We found that parental and respondent religious involvement are not more strongly associated in secular than in religious countries. On the contrary, parents have very much the same influence on average across different societies. Religious parents in secular countries are less rather than more committed to the domestic religious socialization of their children, compared to their counterparts in religious countries.
Transmission from one generation to the next does not fail because parents cease to be religious. Religious socialization fails because of a general change in attitudes to both socialization and religion. Wanting children to make their own choices and regarding religion as a personal choice are attitudes that have become increasingly common in the West (Inglehart & Welzel, 2005; Norris & Inglehart, 2004). This cultural shift may affect not only parenting styles and parental religiosity but also young people’s reactions to these influences.

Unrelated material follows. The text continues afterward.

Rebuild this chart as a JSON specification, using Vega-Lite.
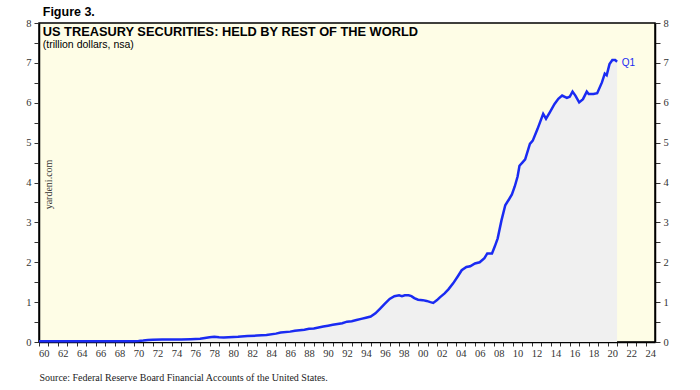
{
  "$schema": "https://vega.github.io/schema/vega-lite/v6.json",
  "width": 616,
  "height": 319,
  "autosize": {"type": "none"},
  "padding": {"left": 39, "top": 23, "right": 45, "bottom": 48},
  "background": "#ffffff",
  "title": {"text": "Figure 3.", "anchor": "start", "orient": "top", "offset": 6, "dx": 17, "dy": 6, "font": "Liberation Sans", "fontSize": 12.5, "fontWeight": "bold", "color": "#000000"},
  "config": {
    "view": {"fill": "#FEFDE6", "stroke": "#000000", "strokeWidth": 1.5},
    "axis": {"grid": false, "labelFont": "Liberation Serif", "labelFontSize": 10.5, "labelColor": "#333333", "tickColor": "#333333", "domainColor": "#000000", "domainWidth": 1.5},
    "axisX": {
      "labelExpr": "datum.value % 2 == 0 ? slice(format(datum.value, 'd'), 2) : ''",
      "labelOverlap": false,
      "labelOffset": 4.74,
      "labelPadding": 2,
      "labelFlush": false,
      "tickSize": 4,
      "titleFont": "Liberation Serif",
      "titleFontSize": 10,
      "titleFontWeight": "normal",
      "titleColor": "#222222",
      "titleAnchor": "start",
      "titleAlign": "left",
      "titleX": 0,
      "titleY": 30
    },
    "axisY": {
      "labelExpr": "datum.value % 1 == 0 ? format(datum.value, 'd') : ''",
      "labelOverlap": false,
      "tickSize": 5,
      "labelPadding": 3
    }
  },
  "datasets": {
    "holdings": [
      {"date": 1960.0, "value": 0.02}, {"date": 1962.0, "value": 0.02}, {"date": 1964.0, "value": 0.02},
      {"date": 1966.0, "value": 0.02}, {"date": 1968.0, "value": 0.02}, {"date": 1970.0, "value": 0.02},
      {"date": 1970.5, "value": 0.025}, {"date": 1971.0, "value": 0.035}, {"date": 1971.5, "value": 0.05},
      {"date": 1972.0, "value": 0.055}, {"date": 1973.0, "value": 0.06}, {"date": 1974.0, "value": 0.06},
      {"date": 1975.0, "value": 0.065}, {"date": 1976.0, "value": 0.07}, {"date": 1977.0, "value": 0.08},
      {"date": 1977.5, "value": 0.1}, {"date": 1978.0, "value": 0.12}, {"date": 1978.5, "value": 0.13},
      {"date": 1979.0, "value": 0.12}, {"date": 1979.5, "value": 0.115}, {"date": 1980.0, "value": 0.12},
      {"date": 1981.0, "value": 0.13}, {"date": 1982.0, "value": 0.15}, {"date": 1983.0, "value": 0.16},
      {"date": 1984.0, "value": 0.175}, {"date": 1985.0, "value": 0.21}, {"date": 1985.5, "value": 0.24},
      {"date": 1986.5, "value": 0.26}, {"date": 1987.0, "value": 0.28}, {"date": 1988.0, "value": 0.31},
      {"date": 1988.5, "value": 0.33}, {"date": 1989.0, "value": 0.34}, {"date": 1990.0, "value": 0.39},
      {"date": 1990.5, "value": 0.41}, {"date": 1991.0, "value": 0.43}, {"date": 1992.0, "value": 0.47},
      {"date": 1992.5, "value": 0.51}, {"date": 1993.0, "value": 0.52}, {"date": 1993.5, "value": 0.55},
      {"date": 1994.0, "value": 0.58}, {"date": 1994.5, "value": 0.61}, {"date": 1995.0, "value": 0.64},
      {"date": 1995.5, "value": 0.72}, {"date": 1996.0, "value": 0.84}, {"date": 1996.5, "value": 0.96},
      {"date": 1997.0, "value": 1.08}, {"date": 1997.5, "value": 1.15}, {"date": 1998.0, "value": 1.17},
      {"date": 1998.3, "value": 1.15}, {"date": 1998.6, "value": 1.17}, {"date": 1999.0, "value": 1.17},
      {"date": 1999.3, "value": 1.15}, {"date": 1999.6, "value": 1.1}, {"date": 2000.0, "value": 1.06},
      {"date": 2000.5, "value": 1.05}, {"date": 2000.9, "value": 1.03}, {"date": 2001.3, "value": 1.0},
      {"date": 2001.6, "value": 0.98}, {"date": 2002.0, "value": 1.05}, {"date": 2002.3, "value": 1.12},
      {"date": 2002.8, "value": 1.22}, {"date": 2003.2, "value": 1.32}, {"date": 2003.7, "value": 1.47},
      {"date": 2004.2, "value": 1.65}, {"date": 2004.6, "value": 1.8}, {"date": 2005.1, "value": 1.88},
      {"date": 2005.5, "value": 1.9}, {"date": 2006.0, "value": 1.97}, {"date": 2006.5, "value": 2.0},
      {"date": 2007.0, "value": 2.1}, {"date": 2007.3, "value": 2.22}, {"date": 2007.8, "value": 2.22},
      {"date": 2008.1, "value": 2.4}, {"date": 2008.4, "value": 2.6}, {"date": 2008.8, "value": 3.05},
      {"date": 2009.2, "value": 3.43}, {"date": 2009.6, "value": 3.58}, {"date": 2009.9, "value": 3.7},
      {"date": 2010.2, "value": 3.9}, {"date": 2010.5, "value": 4.15}, {"date": 2010.7, "value": 4.42},
      {"date": 2011.0, "value": 4.5}, {"date": 2011.3, "value": 4.58}, {"date": 2011.8, "value": 4.97},
      {"date": 2012.1, "value": 5.05}, {"date": 2012.6, "value": 5.34}, {"date": 2013.2, "value": 5.72},
      {"date": 2013.5, "value": 5.6}, {"date": 2013.9, "value": 5.76}, {"date": 2014.4, "value": 5.97},
      {"date": 2014.8, "value": 6.1}, {"date": 2015.2, "value": 6.18}, {"date": 2015.7, "value": 6.12},
      {"date": 2016.0, "value": 6.15}, {"date": 2016.3, "value": 6.28}, {"date": 2016.6, "value": 6.18},
      {"date": 2017.0, "value": 6.01}, {"date": 2017.4, "value": 6.09}, {"date": 2017.8, "value": 6.28},
      {"date": 2018.0, "value": 6.22}, {"date": 2018.5, "value": 6.22}, {"date": 2018.9, "value": 6.24},
      {"date": 2019.4, "value": 6.51}, {"date": 2019.7, "value": 6.73}, {"date": 2019.9, "value": 6.69},
      {"date": 2020.2, "value": 6.97}, {"date": 2020.5, "value": 7.07}, {"date": 2020.8, "value": 7.07},
      {"date": 2021.0, "value": 7.03}
    ]
  },
  "layer": [
    {
      "data": {"name": "holdings"},
      "mark": {"type": "area", "color": "#F0F0F0"},
      "encoding": {
        "x": {
          "field": "date", "type": "quantitative",
          "scale": {"domain": [1960, 2025], "nice": false, "zero": false},
          "axis": {"title": "Source: Federal Reserve Board Financial Accounts of the United States.", "values": [1960,1961,1962,1963,1964,1965,1966,1967,1968,1969,1970,1971,1972,1973,1974,1975,1976,1977,1978,1979,1980,1981,1982,1983,1984,1985,1986,1987,1988,1989,1990,1991,1992,1993,1994,1995,1996,1997,1998,1999,2000,2001,2002,2003,2004,2005,2006,2007,2008,2009,2010,2011,2012,2013,2014,2015,2016,2017,2018,2019,2020,2021,2022,2023,2024]}
        },
        "y": {
          "field": "value", "type": "quantitative",
          "scale": {"domain": [0, 8], "nice": false},
          "axis": {"orient": "left", "title": null, "values": [0,0.5,1,1.5,2,2.5,3,3.5,4,4.5,5,5.5,6,6.5,7,7.5,8]}
        }
      }
    },
    {
      "data": {"name": "holdings"},
      "mark": {"type": "line", "color": "#1A2BF2", "strokeWidth": 2.5},
      "encoding": {
        "x": {
          "field": "date", "type": "quantitative",
          "axis": {"title": "Source: Federal Reserve Board Financial Accounts of the United States.", "values": [1960,1961,1962,1963,1964,1965,1966,1967,1968,1969,1970,1971,1972,1973,1974,1975,1976,1977,1978,1979,1980,1981,1982,1983,1984,1985,1986,1987,1988,1989,1990,1991,1992,1993,1994,1995,1996,1997,1998,1999,2000,2001,2002,2003,2004,2005,2006,2007,2008,2009,2010,2011,2012,2013,2014,2015,2016,2017,2018,2019,2020,2021,2022,2023,2024]}
        },
        "y": {
          "field": "value", "type": "quantitative",
          "axis": {"orient": "right", "title": null, "values": [0,0.5,1,1.5,2,2.5,3,3.5,4,4.5,5,5.5,6,6.5,7,7.5,8]}
        }
      }
    },
    {
      "data": {"values": [{"t": "US TREASURY SECURITIES: HELD BY REST OF THE WORLD"}]},
      "mark": {"type": "text", "align": "left", "baseline": "middle", "font": "Liberation Sans", "fontSize": 12.8, "fontWeight": "bold", "color": "#000000"},
      "encoding": {
        "x": {"datum": 1960.4, "axis": {"title": "Source: Federal Reserve Board Financial Accounts of the United States.", "values": [1960,1961,1962,1963,1964,1965,1966,1967,1968,1969,1970,1971,1972,1973,1974,1975,1976,1977,1978,1979,1980,1981,1982,1983,1984,1985,1986,1987,1988,1989,1990,1991,1992,1993,1994,1995,1996,1997,1998,1999,2000,2001,2002,2003,2004,2005,2006,2007,2008,2009,2010,2011,2012,2013,2014,2015,2016,2017,2018,2019,2020,2021,2022,2023,2024]}},
        "y": {"datum": 7.78, "axis": null},
        "text": {"field": "t"}
      }
    },
    {
      "data": {"values": [{"t": "(trillion dollars, nsa)"}]},
      "mark": {"type": "text", "align": "left", "baseline": "middle", "font": "Liberation Sans", "fontSize": 10.5, "color": "#000000"},
      "encoding": {
        "x": {"datum": 1960.4, "axis": {"title": "Source: Federal Reserve Board Financial Accounts of the United States.", "values": [1960,1961,1962,1963,1964,1965,1966,1967,1968,1969,1970,1971,1972,1973,1974,1975,1976,1977,1978,1979,1980,1981,1982,1983,1984,1985,1986,1987,1988,1989,1990,1991,1992,1993,1994,1995,1996,1997,1998,1999,2000,2001,2002,2003,2004,2005,2006,2007,2008,2009,2010,2011,2012,2013,2014,2015,2016,2017,2018,2019,2020,2021,2022,2023,2024]}},
        "y": {"datum": 7.45, "axis": null},
        "text": {"field": "t"}
      }
    },
    {
      "data": {"values": [{"t": "yardeni.com"}]},
      "mark": {"type": "text", "align": "center", "baseline": "middle", "angle": 270, "font": "Liberation Serif", "fontSize": 10, "color": "#333333"},
      "encoding": {
        "x": {"datum": 1961.05, "axis": {"title": "Source: Federal Reserve Board Financial Accounts of the United States.", "values": [1960,1961,1962,1963,1964,1965,1966,1967,1968,1969,1970,1971,1972,1973,1974,1975,1976,1977,1978,1979,1980,1981,1982,1983,1984,1985,1986,1987,1988,1989,1990,1991,1992,1993,1994,1995,1996,1997,1998,1999,2000,2001,2002,2003,2004,2005,2006,2007,2008,2009,2010,2011,2012,2013,2014,2015,2016,2017,2018,2019,2020,2021,2022,2023,2024]}},
        "y": {"datum": 3.95, "axis": null},
        "text": {"field": "t"}
      }
    },
    {
      "data": {"values": [{"t": "Q1"}]},
      "mark": {"type": "text", "align": "left", "baseline": "middle", "font": "Liberation Sans", "fontSize": 10, "color": "#1A2BF2"},
      "encoding": {
        "x": {"datum": 2021.5, "axis": {"title": "Source: Federal Reserve Board Financial Accounts of the United States.", "values": [1960,1961,1962,1963,1964,1965,1966,1967,1968,1969,1970,1971,1972,1973,1974,1975,1976,1977,1978,1979,1980,1981,1982,1983,1984,1985,1986,1987,1988,1989,1990,1991,1992,1993,1994,1995,1996,1997,1998,1999,2000,2001,2002,2003,2004,2005,2006,2007,2008,2009,2010,2011,2012,2013,2014,2015,2016,2017,2018,2019,2020,2021,2022,2023,2024]}},
        "y": {"datum": 7.0, "axis": null},
        "text": {"field": "t"}
      }
    }
  ],
  "resolve": {"axis": {"y": "independent"}}
}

Even very religious people living in secular societies are influenced by value change in the wider culture. They are likely to accept at least in part the concern for personal freedom that is associated with secularization, even while maintaining their religious identity, beliefs and practice. Regarding religion as a personal preference not to be inflicted on others is an expression of a general respect for individual autonomy (Smith, 2005, p. 160). Moreover, religious exclusivism is now widely rejected in Western countries: 80 percent of respondents in the 2008 International Social Survey Program (ISSP) agree that all religions should be respected.
Parental efforts to offset contrary social influences may be found in some families, but they do not happen on a large enough scale to override contextual influences. The end result is that both parents and context matter to religious practice and belief, but the degree of parental influence is similar across Europe and beyond. The EVS has contributed greatly to our understanding of such phenomena, and Loek Halman deserves our thanks for leading the program and providing continuity with its founding principles.